▶ _DIRECTIVE_:
Transcribe the material in full. Nothing should differ except that the pictures are left out.

┄┄┄┄┄┄┄┄┄┄┄┄┄┄┄┄┄┄┄┄

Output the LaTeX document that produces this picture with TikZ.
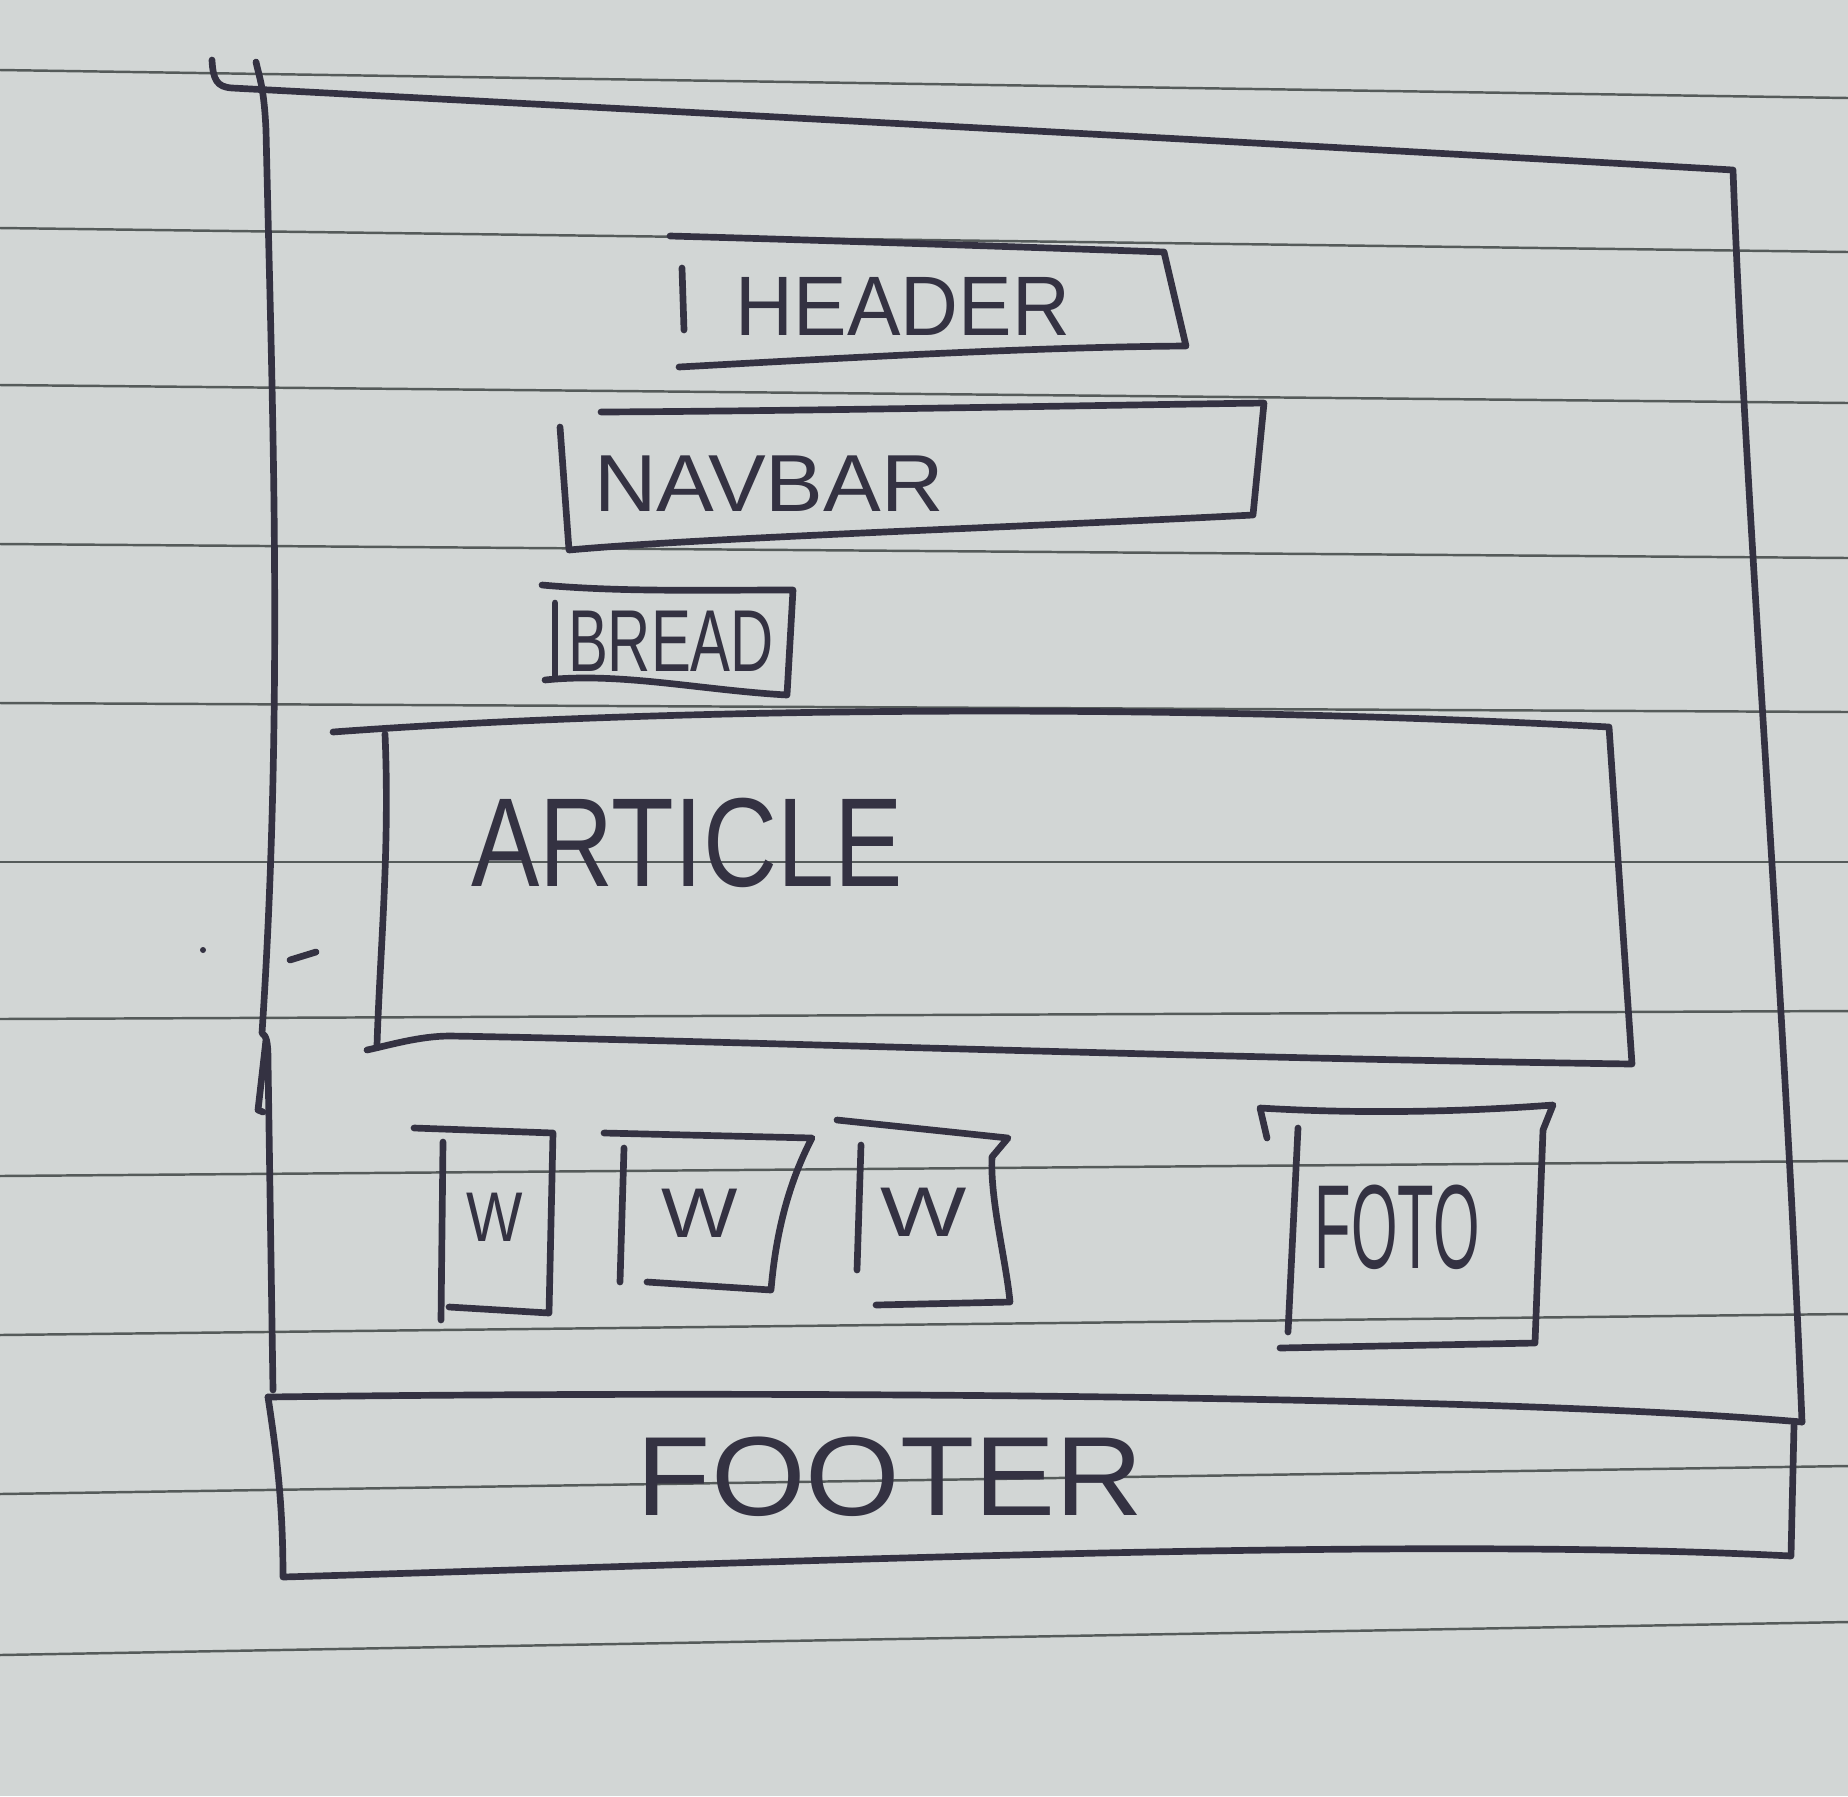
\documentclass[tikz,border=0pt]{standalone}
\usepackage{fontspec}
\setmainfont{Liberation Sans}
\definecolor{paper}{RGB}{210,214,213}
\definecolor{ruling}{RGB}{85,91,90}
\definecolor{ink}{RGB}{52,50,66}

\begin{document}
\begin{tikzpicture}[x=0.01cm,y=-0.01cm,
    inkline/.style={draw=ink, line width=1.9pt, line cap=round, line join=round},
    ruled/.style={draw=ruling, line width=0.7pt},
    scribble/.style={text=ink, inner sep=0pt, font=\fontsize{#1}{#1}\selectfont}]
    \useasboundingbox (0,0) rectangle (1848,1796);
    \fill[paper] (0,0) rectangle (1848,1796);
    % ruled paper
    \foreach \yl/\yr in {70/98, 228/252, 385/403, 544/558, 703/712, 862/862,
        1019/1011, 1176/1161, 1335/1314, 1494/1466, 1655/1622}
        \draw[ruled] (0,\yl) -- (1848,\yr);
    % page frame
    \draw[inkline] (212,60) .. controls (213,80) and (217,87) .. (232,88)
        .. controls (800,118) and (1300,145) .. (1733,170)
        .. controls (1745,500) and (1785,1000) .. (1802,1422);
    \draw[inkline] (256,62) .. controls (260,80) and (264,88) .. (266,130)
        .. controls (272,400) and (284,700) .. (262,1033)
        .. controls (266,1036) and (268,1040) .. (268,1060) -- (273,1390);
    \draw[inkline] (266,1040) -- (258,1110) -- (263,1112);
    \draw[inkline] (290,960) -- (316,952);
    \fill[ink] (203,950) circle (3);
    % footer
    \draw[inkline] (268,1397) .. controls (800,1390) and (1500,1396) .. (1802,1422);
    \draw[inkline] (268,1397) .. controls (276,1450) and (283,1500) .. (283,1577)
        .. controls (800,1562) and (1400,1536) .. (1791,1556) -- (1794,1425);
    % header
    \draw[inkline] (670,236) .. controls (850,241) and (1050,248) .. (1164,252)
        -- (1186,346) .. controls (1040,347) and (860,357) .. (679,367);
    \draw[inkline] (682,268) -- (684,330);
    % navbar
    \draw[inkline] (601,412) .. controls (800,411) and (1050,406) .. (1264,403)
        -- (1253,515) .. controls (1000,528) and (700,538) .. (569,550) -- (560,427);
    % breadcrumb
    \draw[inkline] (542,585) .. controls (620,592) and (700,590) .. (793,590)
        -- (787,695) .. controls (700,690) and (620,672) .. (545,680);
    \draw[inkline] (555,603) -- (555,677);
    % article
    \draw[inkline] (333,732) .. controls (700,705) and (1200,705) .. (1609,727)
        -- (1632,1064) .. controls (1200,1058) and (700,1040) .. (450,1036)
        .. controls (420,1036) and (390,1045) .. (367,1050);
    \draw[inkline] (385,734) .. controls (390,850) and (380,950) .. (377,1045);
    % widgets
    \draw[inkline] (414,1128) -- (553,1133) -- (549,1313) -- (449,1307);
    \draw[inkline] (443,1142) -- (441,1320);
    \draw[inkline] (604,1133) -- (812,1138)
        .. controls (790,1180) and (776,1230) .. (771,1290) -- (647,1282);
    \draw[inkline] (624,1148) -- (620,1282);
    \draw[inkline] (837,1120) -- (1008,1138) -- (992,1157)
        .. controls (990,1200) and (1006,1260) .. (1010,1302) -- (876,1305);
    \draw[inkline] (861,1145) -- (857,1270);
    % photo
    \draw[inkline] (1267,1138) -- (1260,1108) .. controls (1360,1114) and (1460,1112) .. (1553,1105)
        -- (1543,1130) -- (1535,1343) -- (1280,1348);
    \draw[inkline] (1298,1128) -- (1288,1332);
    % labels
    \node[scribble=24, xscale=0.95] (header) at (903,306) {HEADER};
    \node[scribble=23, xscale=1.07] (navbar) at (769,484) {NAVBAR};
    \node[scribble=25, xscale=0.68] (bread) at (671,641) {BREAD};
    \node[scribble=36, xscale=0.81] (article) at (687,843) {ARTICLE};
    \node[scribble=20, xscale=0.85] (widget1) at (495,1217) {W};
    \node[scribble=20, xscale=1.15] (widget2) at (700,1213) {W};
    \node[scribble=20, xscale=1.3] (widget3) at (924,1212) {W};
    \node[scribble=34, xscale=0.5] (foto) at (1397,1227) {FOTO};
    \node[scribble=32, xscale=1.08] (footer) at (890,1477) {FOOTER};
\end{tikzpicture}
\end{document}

┄┄┄┄┄┄┄┄┄┄┄┄┄┄┄┄┄┄┄┄

▶ _TASK ANSWER_:
Output the LaTeX document that produces this picture with TikZ.
\documentclass[tikz,border=0pt]{standalone}
\usepackage{fontspec}
\setmainfont{Liberation Sans}
\definecolor{paper}{RGB}{210,214,213}
\definecolor{ruling}{RGB}{85,91,90}
\definecolor{ink}{RGB}{52,50,66}

\begin{document}
\begin{tikzpicture}[x=0.01cm,y=-0.01cm,
    inkline/.style={draw=ink, line width=1.9pt, line cap=round, line join=round},
    ruled/.style={draw=ruling, line width=0.7pt},
    scribble/.style={text=ink, inner sep=0pt, font=\fontsize{#1}{#1}\selectfont}]
    \useasboundingbox (0,0) rectangle (1848,1796);
    \fill[paper] (0,0) rectangle (1848,1796);
    % ruled paper
    \foreach \yl/\yr in {70/98, 228/252, 385/403, 544/558, 703/712, 862/862,
        1019/1011, 1176/1161, 1335/1314, 1494/1466, 1655/1622}
        \draw[ruled] (0,\yl) -- (1848,\yr);
    % page frame
    \draw[inkline] (212,60) .. controls (213,80) and (217,87) .. (232,88)
        .. controls (800,118) and (1300,145) .. (1733,170)
        .. controls (1745,500) and (1785,1000) .. (1802,1422);
    \draw[inkline] (256,62) .. controls (260,80) and (264,88) .. (266,130)
        .. controls (272,400) and (284,700) .. (262,1033)
        .. controls (266,1036) and (268,1040) .. (268,1060) -- (273,1390);
    \draw[inkline] (266,1040) -- (258,1110) -- (263,1112);
    \draw[inkline] (290,960) -- (316,952);
    \fill[ink] (203,950) circle (3);
    % footer
    \draw[inkline] (268,1397) .. controls (800,1390) and (1500,1396) .. (1802,1422);
    \draw[inkline] (268,1397) .. controls (276,1450) and (283,1500) .. (283,1577)
        .. controls (800,1562) and (1400,1536) .. (1791,1556) -- (1794,1425);
    % header
    \draw[inkline] (670,236) .. controls (850,241) and (1050,248) .. (1164,252)
        -- (1186,346) .. controls (1040,347) and (860,357) .. (679,367);
    \draw[inkline] (682,268) -- (684,330);
    % navbar
    \draw[inkline] (601,412) .. controls (800,411) and (1050,406) .. (1264,403)
        -- (1253,515) .. controls (1000,528) and (700,538) .. (569,550) -- (560,427);
    % breadcrumb
    \draw[inkline] (542,585) .. controls (620,592) and (700,590) .. (793,590)
        -- (787,695) .. controls (700,690) and (620,672) .. (545,680);
    \draw[inkline] (555,603) -- (555,677);
    % article
    \draw[inkline] (333,732) .. controls (700,705) and (1200,705) .. (1609,727)
        -- (1632,1064) .. controls (1200,1058) and (700,1040) .. (450,1036)
        .. controls (420,1036) and (390,1045) .. (367,1050);
    \draw[inkline] (385,734) .. controls (390,850) and (380,950) .. (377,1045);
    % widgets
    \draw[inkline] (414,1128) -- (553,1133) -- (549,1313) -- (449,1307);
    \draw[inkline] (443,1142) -- (441,1320);
    \draw[inkline] (604,1133) -- (812,1138)
        .. controls (790,1180) and (776,1230) .. (771,1290) -- (647,1282);
    \draw[inkline] (624,1148) -- (620,1282);
    \draw[inkline] (837,1120) -- (1008,1138) -- (992,1157)
        .. controls (990,1200) and (1006,1260) .. (1010,1302) -- (876,1305);
    \draw[inkline] (861,1145) -- (857,1270);
    % photo
    \draw[inkline] (1267,1138) -- (1260,1108) .. controls (1360,1114) and (1460,1112) .. (1553,1105)
        -- (1543,1130) -- (1535,1343) -- (1280,1348);
    \draw[inkline] (1298,1128) -- (1288,1332);
    % labels
    \node[scribble=24, xscale=0.95] (header) at (903,306) {HEADER};
    \node[scribble=23, xscale=1.07] (navbar) at (769,484) {NAVBAR};
    \node[scribble=25, xscale=0.68] (bread) at (671,641) {BREAD};
    \node[scribble=36, xscale=0.81] (article) at (687,843) {ARTICLE};
    \node[scribble=20, xscale=0.85] (widget1) at (495,1217) {W};
    \node[scribble=20, xscale=1.15] (widget2) at (700,1213) {W};
    \node[scribble=20, xscale=1.3] (widget3) at (924,1212) {W};
    \node[scribble=34, xscale=0.5] (foto) at (1397,1227) {FOTO};
    \node[scribble=32, xscale=1.08] (footer) at (890,1477) {FOOTER};
\end{tikzpicture}
\end{document}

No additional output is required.